Nuclear power has gone up in price, probably by a factor of between two and three above what was expected even a few years ago. This is no surprise and even this blog predicted such figures early this year (see here and here). The continued problems at the new Finnish nuclear power station raise the strong suspicion that cost estimates will rise further in the future.

More generally, the Guardian report buttresses the case of those who say that the UK needs a guaranteed floor on the carbon price urgently. Today’s gas prices are very low by recent standards and depressed world economic growth may cause this to continue. The rational investor is therefore looking to build new combined cycle gas turbine power stations to profit from these low fuel prices. This runs the risk of either locking the UK into carbon-emitting power generation and/or shortages of power if the current glut of gas reverses unpredictably or if emissions targets oblige the generators to curtail production. But, as it stands today, the generators are queuing up to build unabated gas power stations. At today’s gas and carbon prices not only nuclear power but coal with carbon capture is looking very expensive.

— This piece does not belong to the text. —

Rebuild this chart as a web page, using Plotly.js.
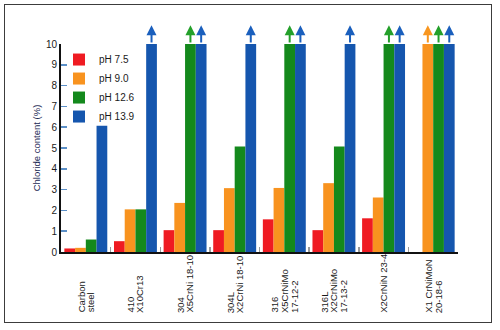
<!DOCTYPE html>
<html><head><meta charset="utf-8">
<script src="https://cdn.plot.ly/plotly-3.0.1.min.js"></script>
<style>
html,body{margin:0;padding:0;background:#fff;}
#wrap{position:relative;width:500px;height:330px;overflow:hidden;}
#chart{width:500px;height:330px;}
#frame{position:absolute;left:4px;top:4px;width:486px;height:317px;border:1.5px solid #3c3c3c;pointer-events:none;}
</style></head><body>
<div id="wrap"><div id="chart"></div><div id="frame"></div></div>
<script>
// ---- data ----
const categories = ["Carbon<br>steel", "410<br>X10Cr13", "304<br>X5CrNi 18-10", "304L<br>X2CrNi 18-10",
  "316<br>X5CrNiMo<br>17-12-2", "316L<br>X2CrNiMo<br>17-13-2", "X2CrNiN 23-4", "X1 CrNiMoN<br>20-18-6"];
const seriesNames = ["pH 7.5", "pH 9.0", "pH 12.6", "pH 13.9"];
const ph75  = [0.17, 0.52, 1.05, 1.05, 1.57, 1.05, 1.62, 0];
const ph90  = [0.20, 2.05, 2.36, 3.07, 3.08, 3.31, 2.62, 10];
const ph126 = [0.60, 2.05, 10, 5.07, 10, 5.07, 10, 10];
const ph139 = [6.07, 10, 10, 10, 10, 10, 10, 10];
const yTicks = [0, 1, 2, 3, 4, 5, 6, 7, 8, 9, 10];
const yTitle = "Chloride content (%)";

// ---- style ----
const barColors = ["#ef1b22", "#f8931f", "#14891c", "#1556ae"];
const arrowColors = ["#ef1b22", "#f8961f", "#24a02a", "#1a5fbd"];
const FONT = "Liberation Sans, Arial, Helvetica, sans-serif";
const series = [ph75, ph90, ph126, ph139];
const yMax = yTicks[yTicks.length - 1];
const groupW = 0.865, barW = groupW / series.length;
const xs = categories.map((_, k) => k);
const barCenter = (k, i) => k - groupW / 2 + (i + 0.5) * barW;

const traces = series.map((vals, i) => ({
  type: 'bar', name: seriesNames[i], x: xs, y: vals,
  width: barW, offset: -groupW / 2 + i * barW,
  marker: {color: barColors[i], line: {width: 0}},
  hoverinfo: 'skip'
}));

const annotations = [];
// arrows for values exceeding the scale
series.forEach((vals, i) => vals.forEach((v, k) => {
  if (v >= yMax) {
    annotations.push({
      x: barCenter(k, i), y: v + 0.9, ax: barCenter(k, i), ay: v,
      xref: 'x', yref: 'y', axref: 'x', ayref: 'y',
      text: '', showarrow: true, arrowhead: 2, arrowsize: 1, arrowwidth: 2,
      arrowcolor: arrowColors[i], standoff: 0, startstandoff: 0
    });
  }
}));
// category labels (rotated, bottom aligned)
categories.forEach((lab, k) => {
  const lines = lab.split('<br>');
  lines.forEach((ln, j) => annotations.push({
    x: k, xref: 'x', y: -0.297, yref: 'paper', text: ln, textangle: -90,
    xanchor: 'center', yanchor: 'bottom', xshift: (j - (lines.length - 1) / 2) * 9.5,
    showarrow: false, font: {family: FONT, size: 9.5, color: '#1a1a1a'}, borderpad: 0
  }));
});

const boundaries = xs.slice(0, -1).map(k => k + 0.5);

const layout = {
  width: 500, height: 330,
  margin: {l: 61, r: 42, t: 44, b: 78},
  paper_bgcolor: '#fff', plot_bgcolor: '#fff',
  font: {family: FONT, size: 10, color: '#1a1a1a'},
  barmode: 'group',
  showlegend: true,
  legend: {x: -0.005, y: 0.995, xanchor: 'left', yanchor: 'top', bgcolor: 'rgba(0,0,0,0)',
    font: {family: FONT, size: 10, color: '#1a1a1a'}, traceorder: 'normal'},
  xaxis: {range: [-0.5, categories.length - 0.5], tickmode: 'array', tickvals: boundaries,
    ticks: 'inside', ticklen: 5, tickwidth: 1.5, tickcolor: '#9a9a9a', showticklabels: false,
    showline: true, linecolor: '#111', linewidth: 2, showgrid: false, zeroline: false, fixedrange: true},
  yaxis: {range: [0, yMax], tickmode: 'array', tickvals: yTicks, ticktext: yTicks.map(String),
    ticks: 'inside', ticklen: 6, tickwidth: 1.5, tickcolor: '#5b8fc7',
    showline: true, linecolor: '#111', linewidth: 2, showgrid: false, zeroline: false,
    tickfont: {family: FONT, size: 10, color: '#1a1a1a'},
    title: {text: yTitle, font: {family: FONT, size: 9.5, color: '#1d2b55'}, standoff: 4}, fixedrange: true},
  annotations: annotations
};

Plotly.newPlot('chart', traces, layout, {displayModeBar: false, staticPlot: true});
</script>
</body></html>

The EU’s decision last week to back Powerfuel’s Hatfield coal gasification (IGCC) plant is welcome, but the project may only make financial sense with carbon prices at least as high as needed for nuclear power. Powerfuel’s proposed technology is still largely unproven at the scale envisaged and it may well turn out to be far more expensive than expected. There are many sceptics out there around the world saying that IGCC with capture will be even more expensive than nuclear. And offshore wind, today buttressed by a temporary increase in renewable subsidies in the UK, will need similar long-term incentives.

Are there any solutions?
My strong sense is that the woefully slow progress in developing new UK sources of low-carbon electricity might possibly be remedied by agreement between the main UK political parties on a high and semi-permanent carbon tax, probably of at least £40 a tonne. This may imply an increase in electricity costs of about 3 pence per kilowatt hour, a painful jump on already historically high levels.

Or – and this runs completely against the spirit of electricity market liberalization over the last twenty years – it may be simpler to copy the micro-generation feed-in tariffs scheme and offer a stable and guaranteed price for low-carbon electricity sources constructed in the next fifteen years, perhaps with higher prices for the first 10, 20, and 30 gigawatts of capacity constructed. The early rate might be £80 per mWh for nuclear, £90 for coal with capture, £70 for onshore wind, and £100 for offshore. The effect of this measure will be to unwind the working of the free(ish) markets in electricity generation and retailing. Few people may yet be willing to contemplate such a massive change, but even enthusiasts for liberalised energy markets must surely admit that the inability to incentivise the construction of nuclear, coal with CCS or even wind under the current system is indicative of a market failure of dangerous and unprecedented proportions.


Footnotes
[1] David Kennedy, ‘New nuclear power generation in the UK: Cost benefit analysis’, Energy Policy, 35.7 (2007), 3701-16.
[2] Kennedy 2007: 3709.
[3] Drax power station, by far the biggest in the UK, records in its latest financial statement of August 2009 that the average price it has sold electricity in the forward market for 2011 is £60.30 per mWh.
[4] This requires the assumption that coal power stations are pressed into service last: after gas and renewable (i.e. in economist’s language, coal stations are the ‘marginal’ producers).